** Start **

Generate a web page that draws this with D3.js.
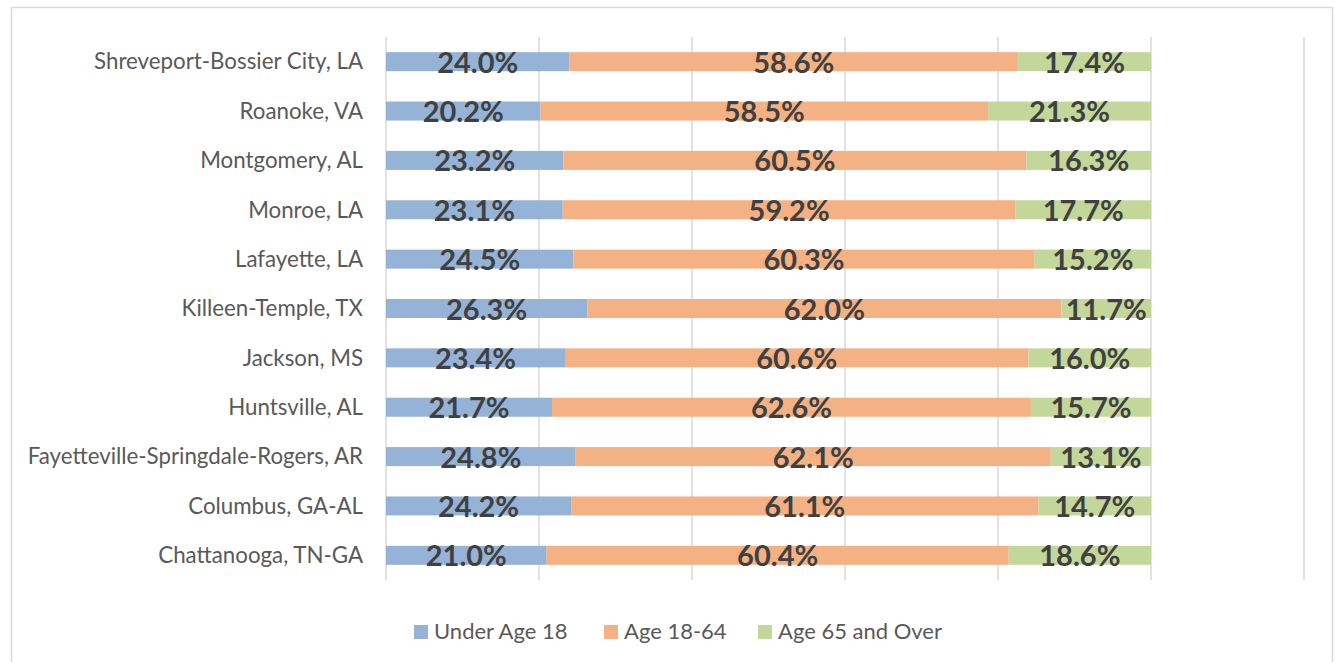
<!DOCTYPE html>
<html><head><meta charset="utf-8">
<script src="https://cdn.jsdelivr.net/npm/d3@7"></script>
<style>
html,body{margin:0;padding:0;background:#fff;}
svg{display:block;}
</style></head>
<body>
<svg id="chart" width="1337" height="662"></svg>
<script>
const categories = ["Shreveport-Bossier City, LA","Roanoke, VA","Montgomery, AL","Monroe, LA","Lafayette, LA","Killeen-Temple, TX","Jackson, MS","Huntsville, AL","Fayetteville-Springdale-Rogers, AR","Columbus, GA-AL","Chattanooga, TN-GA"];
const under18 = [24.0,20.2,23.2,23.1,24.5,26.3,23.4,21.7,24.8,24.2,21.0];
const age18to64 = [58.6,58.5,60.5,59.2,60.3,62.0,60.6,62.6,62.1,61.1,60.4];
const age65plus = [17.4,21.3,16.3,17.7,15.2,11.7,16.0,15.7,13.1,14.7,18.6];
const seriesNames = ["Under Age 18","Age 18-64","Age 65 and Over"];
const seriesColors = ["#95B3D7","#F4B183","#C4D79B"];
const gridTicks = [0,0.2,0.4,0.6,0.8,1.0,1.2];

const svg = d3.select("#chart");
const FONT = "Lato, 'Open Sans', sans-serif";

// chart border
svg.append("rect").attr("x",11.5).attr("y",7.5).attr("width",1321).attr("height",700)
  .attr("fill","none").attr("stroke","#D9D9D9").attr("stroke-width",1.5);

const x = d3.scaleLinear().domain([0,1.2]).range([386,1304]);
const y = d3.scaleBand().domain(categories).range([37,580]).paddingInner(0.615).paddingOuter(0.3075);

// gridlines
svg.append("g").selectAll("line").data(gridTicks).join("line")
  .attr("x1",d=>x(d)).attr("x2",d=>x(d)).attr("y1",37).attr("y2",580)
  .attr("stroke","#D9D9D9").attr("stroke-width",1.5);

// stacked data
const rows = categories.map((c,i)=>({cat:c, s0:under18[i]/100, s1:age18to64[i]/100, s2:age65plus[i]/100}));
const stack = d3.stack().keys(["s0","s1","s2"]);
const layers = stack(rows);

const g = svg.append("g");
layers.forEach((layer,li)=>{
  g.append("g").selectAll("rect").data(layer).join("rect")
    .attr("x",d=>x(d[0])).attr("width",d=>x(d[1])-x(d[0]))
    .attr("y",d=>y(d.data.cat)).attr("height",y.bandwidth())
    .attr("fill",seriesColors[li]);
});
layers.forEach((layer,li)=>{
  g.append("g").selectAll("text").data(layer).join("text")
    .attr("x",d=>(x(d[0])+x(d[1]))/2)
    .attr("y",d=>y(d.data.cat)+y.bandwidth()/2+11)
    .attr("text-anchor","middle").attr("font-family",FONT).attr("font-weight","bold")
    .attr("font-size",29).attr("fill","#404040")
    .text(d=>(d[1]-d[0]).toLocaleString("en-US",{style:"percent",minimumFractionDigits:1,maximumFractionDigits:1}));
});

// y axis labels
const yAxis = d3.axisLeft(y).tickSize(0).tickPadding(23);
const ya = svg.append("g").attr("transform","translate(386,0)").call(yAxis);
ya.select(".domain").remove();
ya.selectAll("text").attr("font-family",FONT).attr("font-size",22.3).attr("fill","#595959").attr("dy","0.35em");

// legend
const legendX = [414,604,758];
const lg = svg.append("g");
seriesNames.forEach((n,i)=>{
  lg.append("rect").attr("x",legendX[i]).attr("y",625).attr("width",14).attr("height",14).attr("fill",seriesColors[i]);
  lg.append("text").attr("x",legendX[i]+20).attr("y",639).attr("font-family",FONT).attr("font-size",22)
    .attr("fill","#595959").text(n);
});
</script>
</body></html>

** End **

What is expected -
Print each line of the material above exactly, with the pictures removed from your copy.

The result -
Generate a web page that draws this with D3.js.
<!DOCTYPE html>
<html><head><meta charset="utf-8">
<script src="https://cdn.jsdelivr.net/npm/d3@7"></script>
<style>
html,body{margin:0;padding:0;background:#fff;}
svg{display:block;}
</style></head>
<body>
<svg id="chart" width="1337" height="662"></svg>
<script>
const categories = ["Shreveport-Bossier City, LA","Roanoke, VA","Montgomery, AL","Monroe, LA","Lafayette, LA","Killeen-Temple, TX","Jackson, MS","Huntsville, AL","Fayetteville-Springdale-Rogers, AR","Columbus, GA-AL","Chattanooga, TN-GA"];
const under18 = [24.0,20.2,23.2,23.1,24.5,26.3,23.4,21.7,24.8,24.2,21.0];
const age18to64 = [58.6,58.5,60.5,59.2,60.3,62.0,60.6,62.6,62.1,61.1,60.4];
const age65plus = [17.4,21.3,16.3,17.7,15.2,11.7,16.0,15.7,13.1,14.7,18.6];
const seriesNames = ["Under Age 18","Age 18-64","Age 65 and Over"];
const seriesColors = ["#95B3D7","#F4B183","#C4D79B"];
const gridTicks = [0,0.2,0.4,0.6,0.8,1.0,1.2];

const svg = d3.select("#chart");
const FONT = "Lato, 'Open Sans', sans-serif";

// chart border
svg.append("rect").attr("x",11.5).attr("y",7.5).attr("width",1321).attr("height",700)
  .attr("fill","none").attr("stroke","#D9D9D9").attr("stroke-width",1.5);

const x = d3.scaleLinear().domain([0,1.2]).range([386,1304]);
const y = d3.scaleBand().domain(categories).range([37,580]).paddingInner(0.615).paddingOuter(0.3075);

// gridlines
svg.append("g").selectAll("line").data(gridTicks).join("line")
  .attr("x1",d=>x(d)).attr("x2",d=>x(d)).attr("y1",37).attr("y2",580)
  .attr("stroke","#D9D9D9").attr("stroke-width",1.5);

// stacked data
const rows = categories.map((c,i)=>({cat:c, s0:under18[i]/100, s1:age18to64[i]/100, s2:age65plus[i]/100}));
const stack = d3.stack().keys(["s0","s1","s2"]);
const layers = stack(rows);

const g = svg.append("g");
layers.forEach((layer,li)=>{
  g.append("g").selectAll("rect").data(layer).join("rect")
    .attr("x",d=>x(d[0])).attr("width",d=>x(d[1])-x(d[0]))
    .attr("y",d=>y(d.data.cat)).attr("height",y.bandwidth())
    .attr("fill",seriesColors[li]);
});
layers.forEach((layer,li)=>{
  g.append("g").selectAll("text").data(layer).join("text")
    .attr("x",d=>(x(d[0])+x(d[1]))/2)
    .attr("y",d=>y(d.data.cat)+y.bandwidth()/2+11)
    .attr("text-anchor","middle").attr("font-family",FONT).attr("font-weight","bold")
    .attr("font-size",29).attr("fill","#404040")
    .text(d=>(d[1]-d[0]).toLocaleString("en-US",{style:"percent",minimumFractionDigits:1,maximumFractionDigits:1}));
});

// y axis labels
const yAxis = d3.axisLeft(y).tickSize(0).tickPadding(23);
const ya = svg.append("g").attr("transform","translate(386,0)").call(yAxis);
ya.select(".domain").remove();
ya.selectAll("text").attr("font-family",FONT).attr("font-size",22.3).attr("fill","#595959").attr("dy","0.35em");

// legend
const legendX = [414,604,758];
const lg = svg.append("g");
seriesNames.forEach((n,i)=>{
  lg.append("rect").attr("x",legendX[i]).attr("y",625).attr("width",14).attr("height",14).attr("fill",seriesColors[i]);
  lg.append("text").attr("x",legendX[i]+20).attr("y",639).attr("font-family",FONT).attr("font-size",22)
    .attr("fill","#595959").text(n);
});
</script>
</body></html>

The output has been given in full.